Sir Edward Fisher (1587-1654) was of an ancient gentry family whilst Perkes (1600-1644) was of plebeian stock. Sir Edward lived at Mickleton Manor with his wife, Mary, and family. On his death in 1654, his son, Edward, a theologian, succeeded to the estate but, finding it much encumbered, sold it in 1656. He retired to Carmarthen, but left for Ireland when his creditors found him. Edmund Perkes died in 1644. It appears that his family remained living in Mickleton as an Edmund Perkes, thought to be his son, died at Mickleton in 1693.
Who was Thomas Spragg?
Thomas Spragg does not appear to have been born in Badsey but spent most of his adult life living in the village. He was described as “gentleman” when he appeared as commissioner in 1638. He is next heard of on 22nd June 1652 when he married Marian Pigeon (née Stone), the widow of Richard Pigeon, at St James’ Church, Badsey.
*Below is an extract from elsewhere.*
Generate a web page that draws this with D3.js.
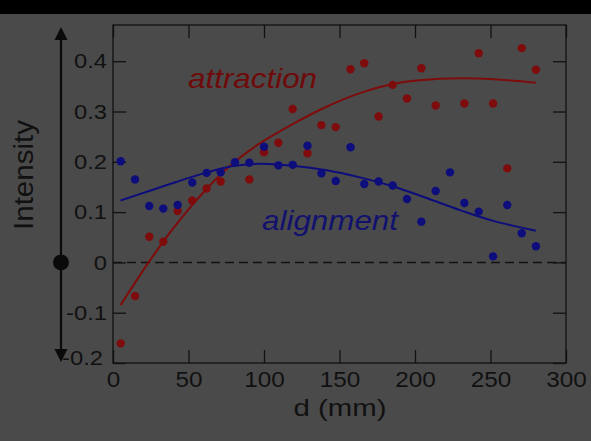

The Spraggs remained in Badsey for the rest of their lives, Thomas dying in 1668 and Marian in 1669. They are not thought to have had any children.
Maureen Spinks, April 2021
The Court of Chivalry records for the years 1634-1640 have been transcribed and edited by Richard Cust and Andrew Hopper. They provide abstracts, calendars and transcript of the surviving material relating to 738 cases heard in the Court of Chivalry. The records may be viewed at British History Online.